Muitas vezes os adultos usam descrições preconceituosas sobre crianças e adolescentes que foram adotadas, rotulando-as, por falta de conhecimento e de sensibilidade para com as suas necessidades, comportamentos e histórias de vida. O Gonçalo e o Miguel têm disso uma experiência concreta: “Infelizmente, uma criança adotada e a sua família têm sempre que dar excessivas explicações à escola e o que sentimos, muitas vezes, é que não somos ouvidos e que é mais fácil rotular uma criança como “preguiçosa”, “pouco esforçada”, “manhosa”, do que investir 5 minutos a tentar conhecer o mundo interior daquela criança e ouvi-la, de facto, com o intuito de a compreender”.

Estes pais adotivos relataram também a importância do contacto e diálogo com os educadores, professores e diretores de turma, sensibilizando-os para a necessidade de compreender os percursos vivenciais especificos destas crianças e adolescentes em contexto escolar e de proceder à adaptação das práticas pedagógicas em conformidade. Como referiram o Gonçalo e o Miguel: “Uma breve conversa com a professora, fê-la compreender, de imediato, a necessidade de adaptar a sua atuação, não só pelo percurso da criança, mas também pela sua configuração familiar. E, a partir desse dia, foi a nossa melhor aliada, ao longo de 4 anos. E esta foi a maior prova de que, quando se quer, é possível chegar a estas crianças e de que alguém que está, verdadeiramente, empenhado, pode fazer toda a diferença na vida dos nossos filhos e das nossas filhas”.

A Rita e o José consideram que a escola tem um papel primordial na preservação do bem-estar das crianças e os adolescentes adotados, reconhecendo o envolvimento de alguns profissionais e a importância das relações colaborativas entre a escola e a família: “A escola é uma instituição basilar na sociedade. Muitos são os profissionais que a ela se dedicam com muito afinco. Pessoas com sentido de missão (…) Muito importante é a colaboração estreita entre escola e família, na construção de percursos escolares positivos”.  Ou, como referiram o Gonçalo e o Miguel, precisamos de uma comunidade educativa informada e conhecedora das necessidades de cada criança: “De facto, e pela nossa experiência, um professor não pode ser aquele que só leciona, um professor é aquele que procura que a criança esteja bem para poder aprender, procurando adaptar o ensino às verdadeiras necessidades de quem tem à frente”.

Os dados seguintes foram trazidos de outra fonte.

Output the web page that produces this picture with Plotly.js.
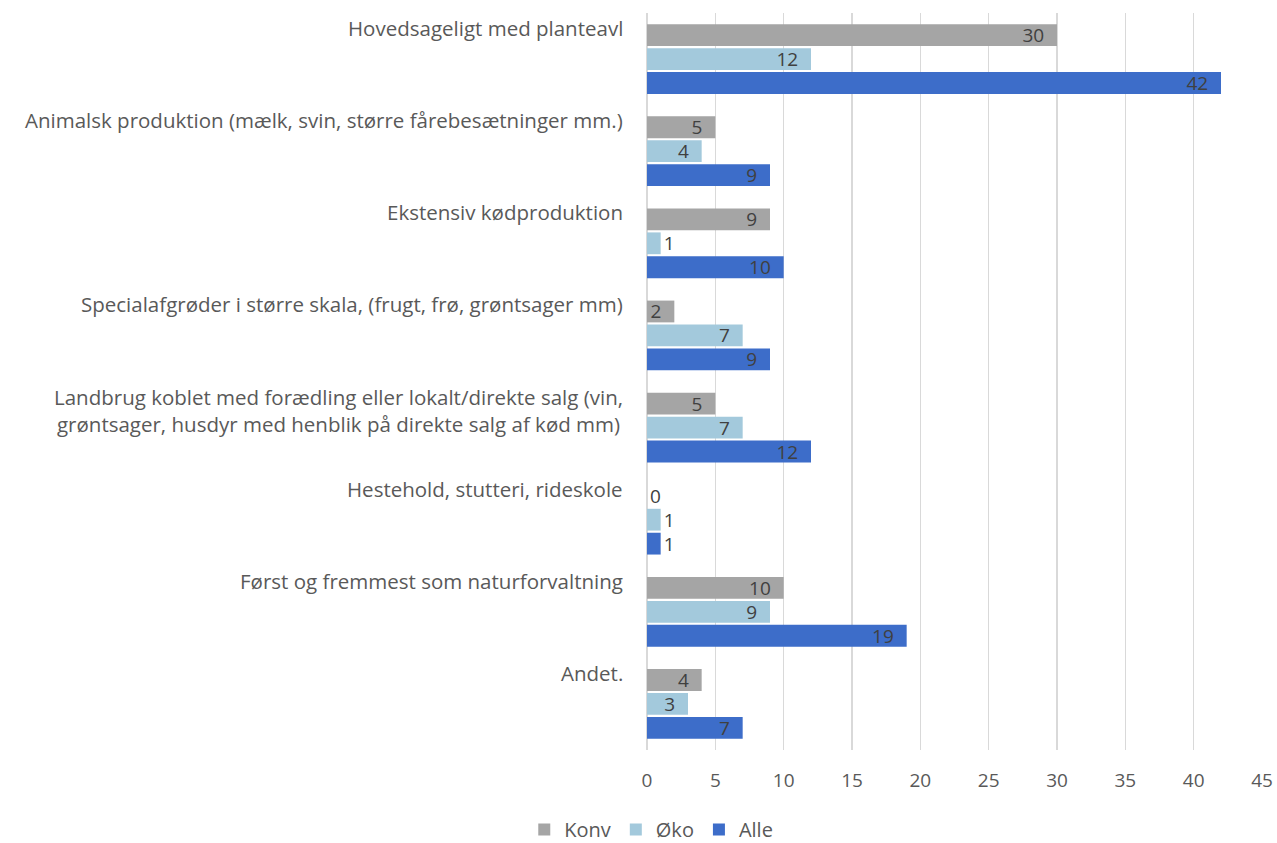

As políticas educativas devem estimular que as escolas e as comunidades educativas promovam o “direito à diferença” e valorização da “diversidade” como um instrumento para a educação, e não como um obstáculo. Neste sentido, o Decreto-Lei n.º 54/2018, de 6 de julho, “estabelece os princípios e as normas que garantem a inclusão, enquanto processo que visa responder à diversidade das necessidades e potencialidades de todos e de cada um dos alunos, através do aumento da participação nos processos de aprendizagem e na vida da comunidade educativa” (n.º 1 do artigo 1.º).

Não são apenas as escolas e a comunidade educativa que devem ser inclusivas, mas todos os serviços e instituições que contatam com as crianças, adolescentes e famílias adotadas. Precisamos de uma sociedade que seja verdadeiramente inclusiva das situações de adoção, valorizadora da diversidade de histórias de vida e de configurações familiares. Como testemunharam a Rita e o José “é importante que os espaços de serviços públicos que interagem com estas crianças e jovens tenham perceção do cuidado que deve existir nessas interações. Serviços como conservatórias, centros de saúde e, sobretudo, no local onde passam a maior parte do seu dia: a escola”.

O Gonçalo e o Miguel reconhecem o esforço que alguns profissionais nas escolas têm realizado nesse sentido, mas também que ainda é preciso generalizá-lo a todas as escolas: “É verdade que hoje temos experiências substancialmente mais positivas e, por isso, agradecemos profundamente a todas as pessoas que se dedicam ao ensino, de alma e coração. Mas entendemos que a escola tem de ser um apoio e não uma roleta, que nos deixa nas mãos da boa vontade”.